Я сделал глупость: не закрепил свое юридическое положение в газете. А партнеры мои оказались мерзавцами и постепенно выжили меня оттуда.

Елена Довлатова. Это для него был грандиозный удар, посильнее, чем в Таллине.

Закадровый голос. Я закрепился на радио «Свобода», но заработок там не регулярный, литературные гонорары тоже прокормить меня не могут. Как еще зарабатывать деньги – не знаю.

Елена Довлатова. Это был единственный случай, чтобы такое снобистское издание, как «Нью-Йоркер» столько публиковало писателя эмигранта. Сергея там публиковали больше 10 раз.

Закадровый голос. Я думал, что после того, как легализуюсь в качестве писателя – стану веселым и счастливым. Меня поддерживала надежда на то, что я вернусь на родину, живым человеком или живым писателем. Если бы не эта надежда, я бы сошел с ума.

Гения из меня пока не вышло, я постепенно превращаюсь в американского литератора средней руки. И все мои книги будут изданы. Надеюсь, что и в Союзе тоже.

У меня случился довольно серьезный запой, отказали ноги. Лена говорит: ты ложись и не вставай. Как будто ноги нужны только чтобы ходить. Попал в больницу, оказалось, что у меня цирроз печени. Лечу его травяными настоями.

Мама жива, относительно здорова, читает книги, смотрит телевизор. Лена неизменна. Как скорость света. Коля противный, его все балуют. Он разговаривает на английском и русском. Читать не хочет ни на каком языке. Катя где-то в Европе. Пишет: в Германии мне понравилось, в Голландии тоже. Но больше всего мне понравилось в Швейцарии. Ради таких открыток от дочери стоило эмигрировать.

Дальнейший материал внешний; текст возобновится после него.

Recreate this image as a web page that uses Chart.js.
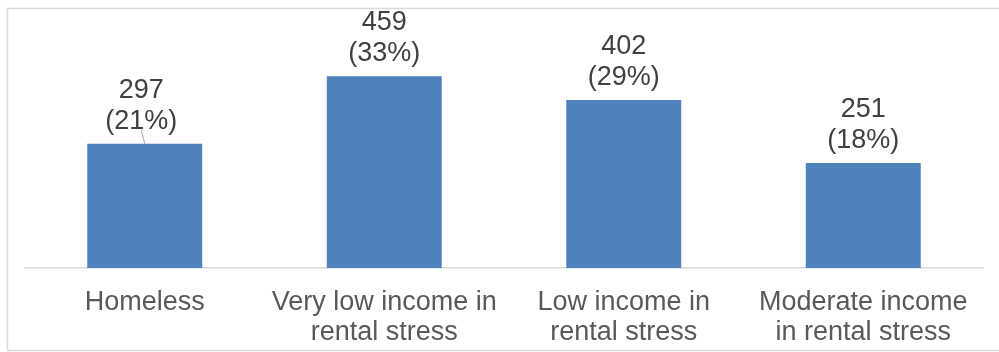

Я жду, когда в Союзе начнут публиковать эмигрантов. Хочу вернуться в Ленинград, но только на время. Хочу вернуться не как еврей из эмиграции, а как писатель.

Елена Довлатова. Когда его начали печатать на родине, он мне сказал: начинай писать мемуары обо мне, я хоть отредактирую.

Из интервью Сергея Довлатова. Я уже стал забывать, что из написанного мной сам придумал, а что мне рассказали знакомые.